In a groundbreaking scientific first for the UK, the first baby created with DNA from three people has been born, BBC reported. In this procedure, 99.8% of the DNA comes from the two parents, with the rest from a female donor. The pioneering technique is an attempt to prevent children from being born with devastating mitochondrial diseases.
Known as mitochondrial donation treatment (MDT), the technique uses tissue from the eggs of healthy female donors to create IVF embryos that are free from harmful mutations their mothers carry and are likely to pass on to their children. Notably, Mitochondrial diseases are incurable and can be fatal within days or even hours of birth. They are passed down only by the mother, so mitochondrial donation treatment is a modified form of IVF that uses mitochondria from a healthy donor egg.
The baby will have nuclear DNA from its mother and father which define key characteristics such as personality and eye colour. In addition, it will have a tiny amount of mitochondrial DNA provided by a female donor. Doctors at the clinic in Newcastle in England’s north-east where the breakthrough baby was born have not released details of birth from the MDT program.

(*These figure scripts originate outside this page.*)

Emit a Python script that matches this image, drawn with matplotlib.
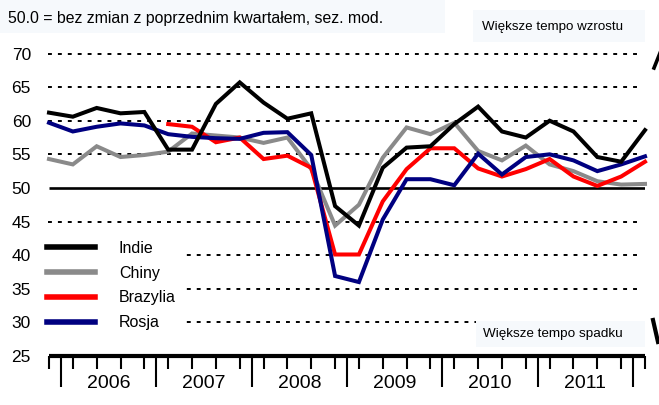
import numpy as np
import matplotlib
matplotlib.use("Agg")
import matplotlib.pyplot as plt
from matplotlib.patches import Rectangle
from matplotlib.lines import Line2D

plt.rcParams['font.family'] = ['Liberation Sans', 'DejaVu Sans']

# ---- data (quarterly, 2005Q4 .. 2012Q1) ----
quarters = list(range(26))
indie = [61.2, 60.6, 61.9, 61.1, 61.3, 55.7, 55.7, 62.5, 65.7, 62.7, 60.3, 61.1, 47.3,
         44.4, 53.0, 56.0, 56.2, 59.5, 62.1, 58.4, 57.5, 60.0, 58.4, 54.6, 53.9, 58.6]
chiny = [54.3, 53.5, 56.2, 54.6, 54.9, 55.4, 58.1, 57.8, 57.5, 56.7, 57.5, 52.8, 44.4,
         47.5, 54.5, 59.0, 58.0, 59.7, 55.5, 54.1, 56.3, 53.5, 52.5, 51.0, 50.5, 50.6]
brazylia = [np.nan] * 5 + [59.5, 59.1, 56.8, 57.5, 54.3, 54.8, 53.0, 40.1, 40.1, 48.0,
                           52.8, 55.9, 55.9, 52.9, 51.7, 52.8, 54.3, 51.7, 50.3, 51.7, 53.9]
rosja = [59.7, 58.4, 59.1, 59.6, 59.3, 58.0, 57.6, 57.4, 57.3, 58.2, 58.3, 54.9, 36.9,
         36.0, 45.3, 51.3, 51.3, 50.4, 55.1, 52.0, 54.6, 55.0, 54.1, 52.5, 53.5, 54.7]
years = ['2006', '2007', '2008', '2009', '2010', '2011']
yticks = [25, 30, 35, 40, 45, 50, 55, 60, 65, 70]
dashed_levels = [30, 35, 40, 45, 55, 60, 65, 70]

W, H = 659, 405
fig = plt.figure(figsize=(W / 100, H / 100), dpi=100)
fig.patch.set_facecolor('white')

def fx(px):
    return px / W

def fy(py):
    return 1 - py / H

ax = fig.add_axes([fx(49), fy(356), fx(645) - fx(49), fy(53.5) - fy(356)])
ax.set_xlim(0, 25)
ax.set_ylim(25, 70)
for s in ['top', 'right', 'left']:
    ax.spines[s].set_visible(False)
ax.spines['bottom'].set_linewidth(3.0)
ax.spines['bottom'].set_capstyle('butt')

# gridlines
for lv in dashed_levels:
    ax.plot([-0.05, 24.9], [lv, lv], color='black', lw=1.4,
            linestyle=(0, (2.0, 3.1)), zorder=1, clip_on=False)
ax.plot([0, 25], [50, 50], color='black', lw=1.9, zorder=2, solid_capstyle='butt')

# series
series = [('Chiny', chiny, '#8a8a8a'), ('Brazylia', brazylia, '#ff0000'),
          ('Rosja', rosja, '#000080'), ('Indie', indie, '#000000')]
for name, vals, col in series:
    ax.plot(quarters, vals, color=col, lw=2.9, zorder=4, clip_on=False,
            solid_joinstyle='miter')

# y ticks
ax.set_yticks(yticks)
ax.set_yticklabels([str(v) for v in yticks], fontsize=12.5)
ax.tick_params(axis='y', length=0, pad=13)

# x ticks
ax.set_xticks([0.5 + 4 * i for i in range(7)])
ax.set_xticklabels([])
ax.set_xticks(quarters, minor=True)
ax.tick_params(axis='x', which='major', length=22, width=1.5, direction='out', color='black')
ax.tick_params(axis='x', which='minor', length=9.5, width=1.5, direction='out', color='black')

for i, y in enumerate(years):
    ax.text(2.5 + 4 * i, -0.092, y, transform=ax.get_xaxis_transform(),
            ha='center', va='center', fontsize=14)

# legend background box and legend
fig.patches.append(Rectangle((fx(40), fy(338)), fx(181) - fx(40), fy(233) - fy(338),
                             transform=fig.transFigure, facecolor='white',
                             edgecolor='none', zorder=3))
handles = [Line2D([], [], color=c, lw=4.0) for _, _, c in
           [series[3], series[0], series[1], series[2]]]
labels = ['Indie', 'Chiny', 'Brazylia', 'Rosja']
leg = fig.legend(handles, labels, loc='center left',
                 bbox_to_anchor=(fx(47), fy(285.5)), bbox_transform=fig.transFigure,
                 frameon=False, fontsize=11.5, handlelength=3.0, handletextpad=1.5,
                 labelspacing=0.62, borderpad=0, borderaxespad=0)
leg.set_zorder(5)

# annotation boxes
bg = '#f6f9fc'
fig.patches.append(Rectangle((0, fy(33)), fx(445), fy(0) - fy(33), transform=fig.transFigure,
                             facecolor=bg, edgecolor='none', zorder=0))
fig.text(fx(8), fy(18), '50.0 = bez zmian z poprzednim kwartałem, sez. mod.',
         ha='left', va='center', fontsize=11.4)

fig.patches.append(Rectangle((fx(473), fy(42)), fx(645) - fx(473), fy(10) - fy(42),
                             transform=fig.transFigure, facecolor=bg, edgecolor='none', zorder=0))
fig.text(fx(482), fy(27), 'Większe tempo wzrostu', ha='left', va='center', fontsize=9.6)

fig.patches.append(Rectangle((fx(476), fy(347)), fx(645) - fx(476), fy(321) - fy(347),
                             transform=fig.transFigure, facecolor=bg, edgecolor='none', zorder=3))
fig.text(fx(483), fy(334), 'Większe tempo spadku', ha='left', va='center', fontsize=9.7,
         zorder=6)

# partially visible arrows at the right edge
fig.lines.append(Line2D([fx(654), fx(660)], [fy(68), fy(53)], transform=fig.transFigure,
                        color='black', lw=2.6))
fig.lines.append(Line2D([fx(653), fx(658)], [fy(320), fy(342)], transform=fig.transFigure,
                        color='black', lw=3.0))

fig.savefig('out.png', dpi=100)
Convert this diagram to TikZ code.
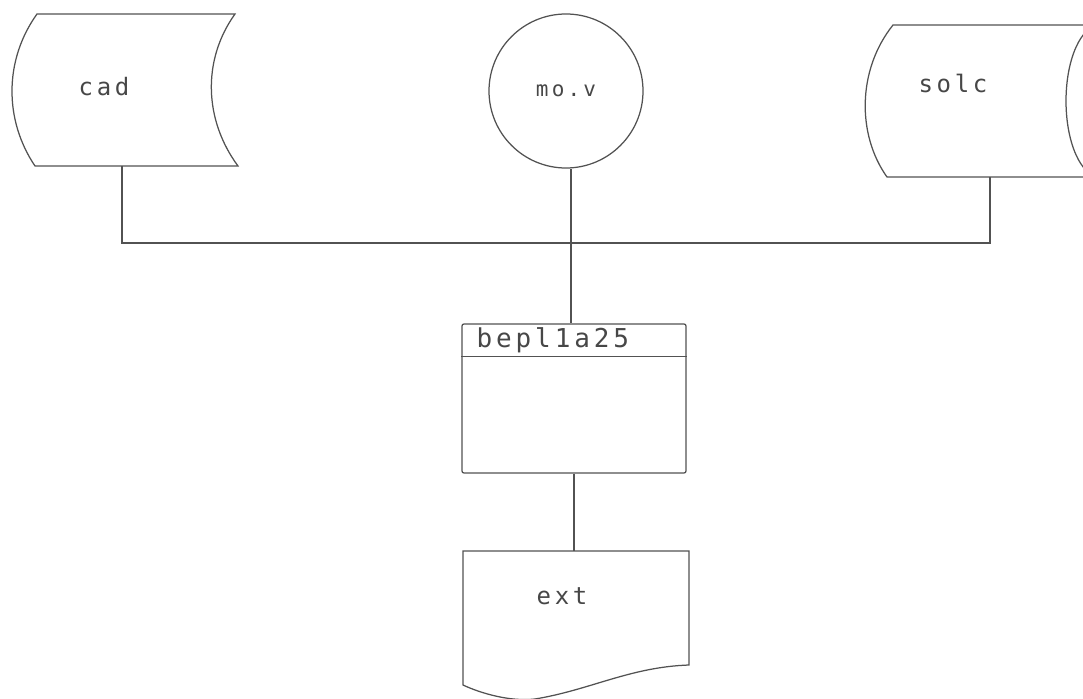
\documentclass[tikz,border=0pt]{standalone}
\usepackage{fontspec}
\newfontfamily\plotfont[LetterSpace=15]{DejaVu Sans Mono}
\begin{document}
\begin{tikzpicture}[x=1pt,y=-1pt,
  ln/.style={draw=black!68, line width=1.25pt},
  lbl/.style={text=black!72, inner sep=0pt},
  lblm/.style={lbl, font=\plotfont\fontsize{24}{24}\selectfont},
  anchorbox/.style={inner sep=0pt, outer sep=0pt},
]
\useasboundingbox (0,0) rectangle (1083,698);
\clip (0,0) rectangle (1083,698);

% ---- cad (stored data) ----
\node[anchorbox, minimum width=200pt, minimum height=152pt] (cad) at (122,90) {};
\draw[ln] (37,14) -- (235,14) .. controls (202,60) and (204,120) .. (238,166)
  -- (35,166) .. controls (4,120) and (4,60) .. (37,14) -- cycle;
\node[lblm] (cadt) at (104,87) {cad};

% ---- mo.v (circle) ----
\node[circle, ln, minimum size=154pt, inner sep=0pt, text=black!72,
      font=\plotfont\fontsize{21}{21}\selectfont] (mov) at (566,91) {mo.v};

% ---- solc (drum) ----
\node[anchorbox, minimum width=200pt, minimum height=152pt] (solc) at (990,101) {};
\draw[ln] (1120,25) -- (893,25) .. controls (857,70) and (857,135) .. (887,177) -- (1120,177);
\draw[ln] (1100,101) ellipse [x radius=34pt, y radius=76pt];
\node[lblm] (solct) at (953,83) {solc};

% ---- bus ----
\coordinate (bus) at (571,243);
\draw[ln] (cad.south) -- (cad.south |- bus) -- (solc.south |- bus) -- (solc.south);
\draw[ln] (mov.south -| bus) -- (bus);

% ---- bepl1a25 (process box) ----
\node[ln, rounded corners=2pt, minimum width=224pt, minimum height=149pt, inner sep=0pt] (box) at (574,398.5) {};
\draw[ln] ([yshift=-33pt]box.north west) -- ([yshift=-33pt]box.north east);
\node[lbl, anchor=base west, font=\plotfont\fontsize{26}{26}\selectfont] (boxt)
  at ([xshift=15pt,yshift=-24pt]box.north west) {bepl1a25};
\draw[ln] (bus) -- (box.north -| bus);

% ---- ext (document) ----
\node[anchorbox, minimum width=226pt, minimum height=148pt] (ext) at (576,625) {};
\draw[ln] (463,551) -- (689,551) -- (689,665)
  .. controls (630,667) and (590,690) .. (535,699)
  .. controls (510,702) and (480,693) .. (463,685) -- cycle;
\node[lblm] (extt) at (562,596) {ext};
\draw[ln] (box.south) -- (ext.north -| box.south);
\end{tikzpicture}
\end{document}
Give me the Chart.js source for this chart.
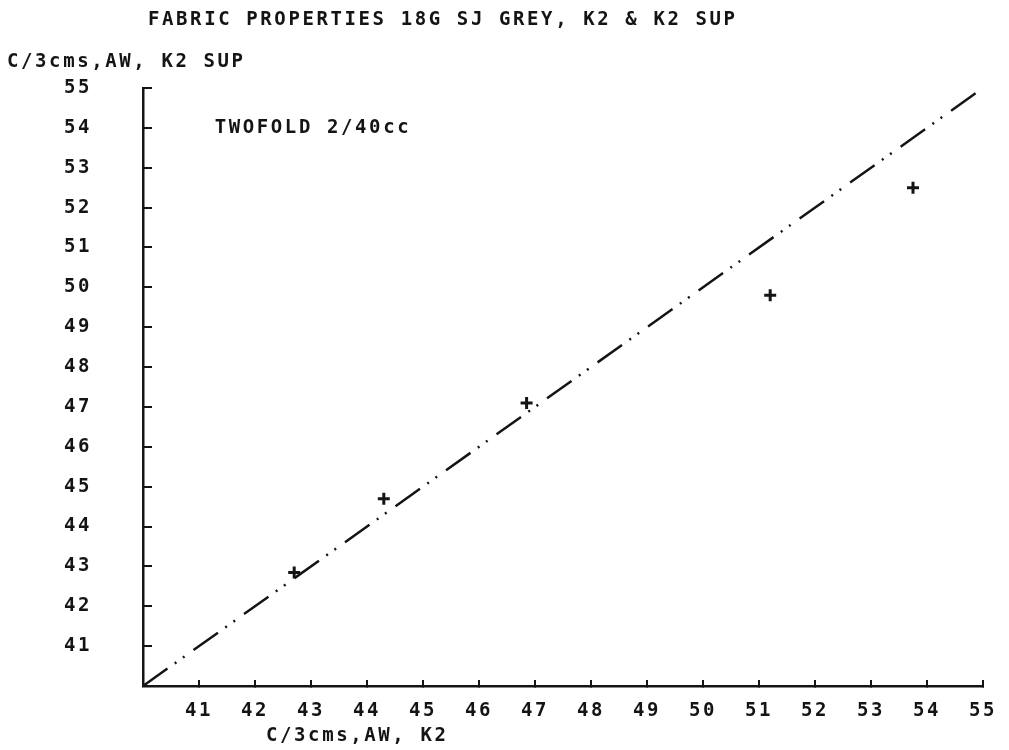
<!DOCTYPE html>
<html>
<head>
<meta charset="utf-8">
<script src="https://cdn.jsdelivr.net/npm/chart.js@4.4.1/dist/chart.umd.min.js"></script>
<style>
  html, body { margin: 0; padding: 0; background: #ffffff; }
  #wrap { width: 1009px; height: 750px; }
</style>
</head>
<body>
<div id="wrap"><canvas id="c" width="1009" height="750"></canvas></div>
<script>
// ---- data ----
const titleText = "FABRIC PROPERTIES 18G SJ GREY, K2 & K2 SUP";
const xAxisLabel = "C/3cms,AW, K2";
const yAxisLabel = "C/3cms,AW, K2 SUP";
const noteText = "TWOFOLD 2/40cc";
const xTicks = [41, 42, 43, 44, 45, 46, 47, 48, 49, 50, 51, 52, 53, 54, 55];
const yTicks = [41, 42, 43, 44, 45, 46, 47, 48, 49, 50, 51, 52, 53, 54, 55];
const pointsX = [42.7, 44.3, 46.85, 51.2, 53.75];
const pointsY = [42.85, 44.7, 47.1, 49.8, 52.5];
const lineX = [40, 55];
const lineY = [40, 55];

const FONT = "DejaVu Sans Mono";
const INK = "#141414";
const SPACING = "2.6px";
const WEIGHT = "bold";

const textPlugin = {
  id: 'plotterText',
  beforeDraw(chart) { chart.ctx.letterSpacing = SPACING; },
  afterDraw(chart) {
    const ctx = chart.ctx;
    const xs = chart.scales.x, ys = chart.scales.y;
    ctx.save();
    ctx.letterSpacing = SPACING;
    ctx.fillStyle = INK;
    ctx.font = WEIGHT + " 19px '" + FONT + "'";
    ctx.textBaseline = 'middle';
    ctx.textAlign = 'left';
    ctx.fillText(titleText, 148, 20);
    ctx.fillText(yAxisLabel, 7, 62);
    ctx.fillText(xAxisLabel, 266, 736);
    ctx.fillText(noteText, xs.getPixelForValue(41.28), ys.getPixelForValue(54.0));
    ctx.restore();
  }
};

new Chart(document.getElementById('c'), {
  type: 'scatter',
  data: {
    datasets: [
      {
        type: 'line',
        data: lineX.map((x, i) => ({ x: x, y: lineY[i] })),
        borderColor: INK,
        borderWidth: 2.5,
        borderDash: [30, 9, 2, 8, 2, 11],
        pointRadius: 0,
        fill: false,
        tension: 0
      },
      {
        data: pointsX.map((x, i) => ({ x: x, y: pointsY[i] })),
        pointStyle: 'cross',
        pointRadius: 6,
        pointBorderWidth: 3,
        borderColor: INK,
        backgroundColor: INK
      }
    ]
  },
  options: {
    responsive: false,
    animation: false,
    devicePixelRatio: 1,
    layout: { padding: { top: 88, right: 26, bottom: 0, left: 0 } },
    plugins: { legend: { display: false }, title: { display: false }, tooltip: { enabled: false } },
    scales: {
      x: {
        type: 'linear',
        min: 40, max: 55,
        afterBuildTicks: s => { s.ticks = xTicks.map(v => ({ value: v })); },
        afterFit: s => { s.height = 64; s.paddingLeft = 0; s.paddingRight = 0; },
        border: { display: true, color: INK, width: 2.5 },
        grid: { drawOnChartArea: false, drawTicks: true, tickLength: -6, color: INK, lineWidth: 2 },
        ticks: { color: INK, font: { family: FONT, size: 19, weight: WEIGHT }, padding: 20, maxRotation: 0, autoSkip: false }
      },
      y: {
        type: 'linear',
        min: 40, max: 55,
        afterBuildTicks: s => { s.ticks = yTicks.map(v => ({ value: v })); },
        afterFit: s => { s.width = 143; s.paddingTop = 0; s.paddingBottom = 0; },
        border: { display: true, color: INK, width: 2.5 },
        grid: { drawOnChartArea: false, drawTicks: true, tickLength: -9, color: INK, lineWidth: 2 },
        ticks: { color: INK, font: { family: FONT, size: 19, weight: WEIGHT }, padding: 60, autoSkip: false }
      }
    }
  },
  plugins: [textPlugin]
});
</script>
</body>
</html>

Dagan Wells, a professor of reproductive genetics at the University of Oxford who took part in the UK breakthrough told The Guardian that the clinical experience with MRT was ‘encouraging’ but the number of reported cases was ‘far too small’ to draw any definitive conclusions about the ‘safety or efficacy’. The UK is not the first country to create babies from MDT. The first baby born via this technique was to a Jordanian family having treatment in the US in 2016.